A MUM says she feels more positive that action will be taken to improve safety outside her home after a site visit by a highways officer.
Dawn Adams has been fighting for three years to have a footpath or traffic calming measures installed in Seas End Road after witnessing a number of near misses between pedestrians and cars.
In February she returned home from posting letters calling for something to be done to find a lorry had ploughed into her garden where hours earlier her daughters had been building snowmen.
As a result of her letter, Lincolnshire County Council’s area highways manager Jonathan Pearson met Mrs Adams outside her home to see for himself the dangers.
Mrs Adams said: “In all the years I’ve been campaigning for this, this was the first time anyone had been out to see the issues for themselves.
“I think Mr Pearson was surprised about how much traffic uses the road and he said he felt highways perhaps could do more than they have been doing.

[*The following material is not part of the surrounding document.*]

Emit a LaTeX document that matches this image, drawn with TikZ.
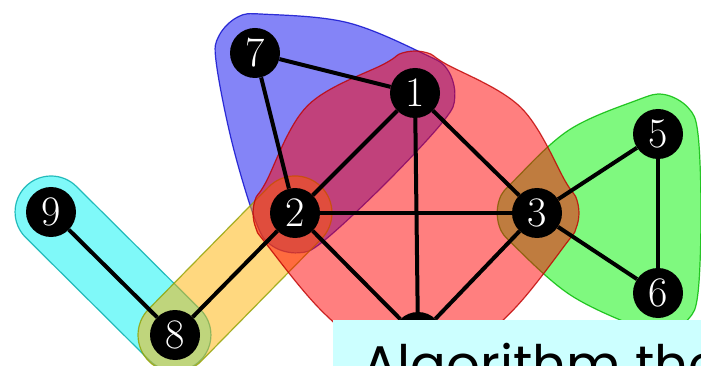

“It was a very positive meeting and I feel more hopeful now that we may be getting somewhere and may get something done.”
Mrs Adams says Mr Pearson has promised to look at three possible courses of action which could see an end to the traffic dangers posed on the blind bend which is currently without a footpath.
These include reassessing how high a priority it is to provide a new footpath and the possibility of new traffic calming measures, such as speed limits painted on the road or interactive speed warning signs.
He has also promised to look into whether or not there was a condition imposed on the developer who built Mrs Adams’ and neighbours’ homes to provide a footpath that may never have been enforced.
If so, it could mean the developer would have to provide funding towards the project which would boost the chances of it getting done.
Mr Pearson said: “It was a positive meeting and I am now looking at what we can do and hope to get back to Mrs Adams with some positive news in a couple of weeks.”